■ MATERIAL PROVIDED
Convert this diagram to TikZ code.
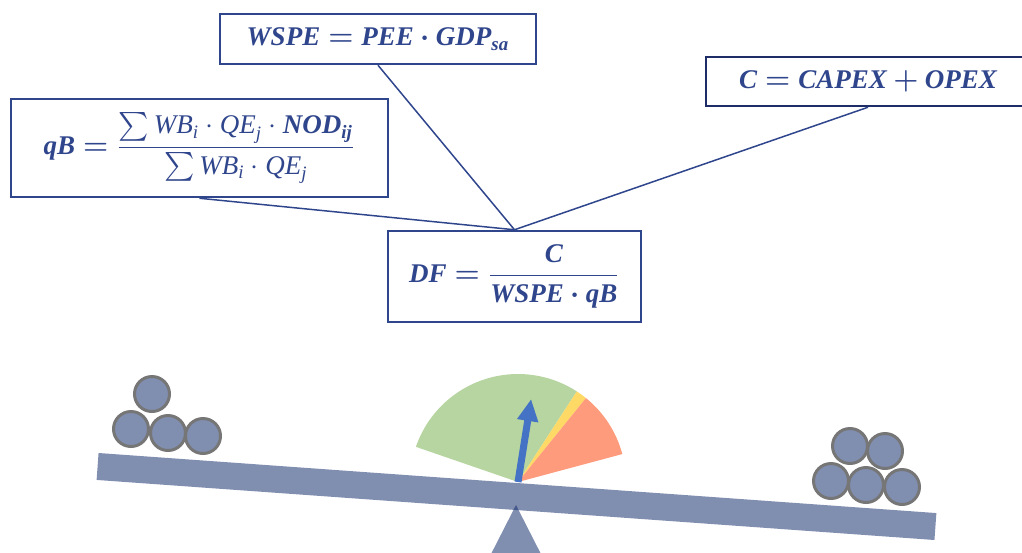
\documentclass[tikz,border=0pt]{standalone}
\usepackage{amsmath}
\usepackage{bm}
\usepackage{fontspec}
\setmainfont{Liberation Serif}
\usetikzlibrary{arrows.meta}
\definecolor{formulablue}{RGB}{47, 69, 140}
\definecolor{framenavy}{RGB}{30, 44, 104}
\definecolor{plankgray}{RGB}{128, 142, 176}
\definecolor{pivotnavy}{RGB}{20, 46, 109}
\definecolor{ballgray}{RGB}{118, 118, 118}
\definecolor{safegreen}{RGB}{183, 213, 160}
\definecolor{warnyellow}{RGB}{255, 217, 102}
\definecolor{dangerred}{RGB}{255, 155, 125}
\definecolor{needleblue}{RGB}{68, 114, 196}
% bold italic and plain italic variable names
\newcommand{\bv}[1]{\text{\bfseries\itshape #1}}
\newcommand{\iv}[1]{\text{\itshape #1}}
\tikzset{%
    formula/.style={%
        draw=formulablue, line width=1.25pt, text=formulablue,
        inner sep=0pt, font=\fontsize{13.5}{16}\selectfont
    },
    link/.style={draw=formulablue, line width=0.75pt},
    ball/.style={%
        circle, fill=plankgray, draw=ballgray, line width=1.5pt,
        minimum size=17.5pt, inner sep=0pt
    },
    plank/.style={%
        fill=plankgray, minimum width=420pt, minimum height=13.5pt,
        inner sep=0pt
    }
}

\begin{document}
\begin{tikzpicture}[x=0.5pt, y=-0.5pt]

    \clip (0, 0) rectangle (1022, 552);

    % Formulas
    \node[formula, minimum width=158pt, minimum height=25pt] (wspe)
        at (378, 39)
        {$\bv{WSPE} \bm{=} \bv{PEE} \bm{\cdot} \bv{GDP}_{\bv{sa}}$};
    \node[formula, draw=framenavy, minimum width=162pt, minimum height=24.5pt]
        (cost) at (868, 81.5) {$\bv{C} \bm{=} \bv{CAPEX} \bm{+} \bv{OPEX}$};
    \node[formula, minimum width=188.5pt, minimum height=49pt] (qb)
        at (199.5, 148)
        {$\bv{qB} \bm{=} \dfrac{\sum \iv{WB}_{\iv{i}} \cdot \iv{QE}_{\iv{j}}
                  \cdot \bv{NOD}_{\bv{ij}}}
                 {\sum \iv{WB}_{\iv{i}} \cdot \iv{QE}_{\iv{j}}}$};
    \node[formula, minimum width=126.5pt, minimum height=45.5pt] (df)
        at (514.5, 276.5)
        {$\bv{DF} \bm{=} \dfrac{\bv{C}}{\bv{WSPE} \bm{\cdot} \bv{qB}}$};

    \draw[link] (wspe.south) -- (df.north);
    \draw[link] (cost.south) -- (df.north);
    \draw[link] (qb.south) -- (df.north);

    % Gauge on the pivot
    \coordinate (hub) at (518, 482);
    \begin{scope}[shift={(hub)}, y=0.5pt]
        \fill[safegreen] (0, 0) -- (161:108) arc[start angle=161,
            end angle=57, radius=108] -- cycle;
        \fill[warnyellow] (0, 0) -- (57:108) arc[start angle=57,
            end angle=51, radius=108] -- cycle;
        \fill[dangerred] (0, 0) -- (51:108) arc[start angle=51,
            end angle=15, radius=108] -- cycle;
        \coordinate (tip) at (81:84);
    \end{scope}
    \draw[needleblue, line width=3.5pt,
        -{Triangle[width=10pt, length=11pt]}] (hub) -- (tip);

    % Seesaw
    \node[plank, rotate=-4.1] (beam) at (516.5, 496.5) {};
    \fill[pivotnavy, fill opacity=0.54]
        (516, 505) -- (487, 562) -- (545, 562) -- cycle;

    % Loads
    \foreach \name/\px/\py in {l1/152/394, l2/131/429, l3/168/433,
                               l4/203/436}{%
        \node[ball] (ball-\name) at (\px, \py) {};
    }
    \foreach \name/\px/\py in {r1/850/446, r2/885/451, r3/831/481,
                               r4/866/485, r5/902/487}{%
        \node[ball] (ball-\name) at (\px, \py) {};
    }

\end{tikzpicture}
\end{document}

■ PROBLEM DESCRIPTION
Repeat all the data as it stands, dropping any images it holds.

■ OUTPUT FOR THIS TASK
Convert this diagram to TikZ code.
\documentclass[tikz,border=0pt]{standalone}
\usepackage{amsmath}
\usepackage{bm}
\usepackage{fontspec}
\setmainfont{Liberation Serif}
\usetikzlibrary{arrows.meta}
\definecolor{formulablue}{RGB}{47, 69, 140}
\definecolor{framenavy}{RGB}{30, 44, 104}
\definecolor{plankgray}{RGB}{128, 142, 176}
\definecolor{pivotnavy}{RGB}{20, 46, 109}
\definecolor{ballgray}{RGB}{118, 118, 118}
\definecolor{safegreen}{RGB}{183, 213, 160}
\definecolor{warnyellow}{RGB}{255, 217, 102}
\definecolor{dangerred}{RGB}{255, 155, 125}
\definecolor{needleblue}{RGB}{68, 114, 196}
% bold italic and plain italic variable names
\newcommand{\bv}[1]{\text{\bfseries\itshape #1}}
\newcommand{\iv}[1]{\text{\itshape #1}}
\tikzset{%
    formula/.style={%
        draw=formulablue, line width=1.25pt, text=formulablue,
        inner sep=0pt, font=\fontsize{13.5}{16}\selectfont
    },
    link/.style={draw=formulablue, line width=0.75pt},
    ball/.style={%
        circle, fill=plankgray, draw=ballgray, line width=1.5pt,
        minimum size=17.5pt, inner sep=0pt
    },
    plank/.style={%
        fill=plankgray, minimum width=420pt, minimum height=13.5pt,
        inner sep=0pt
    }
}

\begin{document}
\begin{tikzpicture}[x=0.5pt, y=-0.5pt]

    \clip (0, 0) rectangle (1022, 552);

    % Formulas
    \node[formula, minimum width=158pt, minimum height=25pt] (wspe)
        at (378, 39)
        {$\bv{WSPE} \bm{=} \bv{PEE} \bm{\cdot} \bv{GDP}_{\bv{sa}}$};
    \node[formula, draw=framenavy, minimum width=162pt, minimum height=24.5pt]
        (cost) at (868, 81.5) {$\bv{C} \bm{=} \bv{CAPEX} \bm{+} \bv{OPEX}$};
    \node[formula, minimum width=188.5pt, minimum height=49pt] (qb)
        at (199.5, 148)
        {$\bv{qB} \bm{=} \dfrac{\sum \iv{WB}_{\iv{i}} \cdot \iv{QE}_{\iv{j}}
                  \cdot \bv{NOD}_{\bv{ij}}}
                 {\sum \iv{WB}_{\iv{i}} \cdot \iv{QE}_{\iv{j}}}$};
    \node[formula, minimum width=126.5pt, minimum height=45.5pt] (df)
        at (514.5, 276.5)
        {$\bv{DF} \bm{=} \dfrac{\bv{C}}{\bv{WSPE} \bm{\cdot} \bv{qB}}$};

    \draw[link] (wspe.south) -- (df.north);
    \draw[link] (cost.south) -- (df.north);
    \draw[link] (qb.south) -- (df.north);

    % Gauge on the pivot
    \coordinate (hub) at (518, 482);
    \begin{scope}[shift={(hub)}, y=0.5pt]
        \fill[safegreen] (0, 0) -- (161:108) arc[start angle=161,
            end angle=57, radius=108] -- cycle;
        \fill[warnyellow] (0, 0) -- (57:108) arc[start angle=57,
            end angle=51, radius=108] -- cycle;
        \fill[dangerred] (0, 0) -- (51:108) arc[start angle=51,
            end angle=15, radius=108] -- cycle;
        \coordinate (tip) at (81:84);
    \end{scope}
    \draw[needleblue, line width=3.5pt,
        -{Triangle[width=10pt, length=11pt]}] (hub) -- (tip);

    % Seesaw
    \node[plank, rotate=-4.1] (beam) at (516.5, 496.5) {};
    \fill[pivotnavy, fill opacity=0.54]
        (516, 505) -- (487, 562) -- (545, 562) -- cycle;

    % Loads
    \foreach \name/\px/\py in {l1/152/394, l2/131/429, l3/168/433,
                               l4/203/436}{%
        \node[ball] (ball-\name) at (\px, \py) {};
    }
    \foreach \name/\px/\py in {r1/850/446, r2/885/451, r3/831/481,
                               r4/866/485, r5/902/487}{%
        \node[ball] (ball-\name) at (\px, \py) {};
    }

\end{tikzpicture}
\end{document}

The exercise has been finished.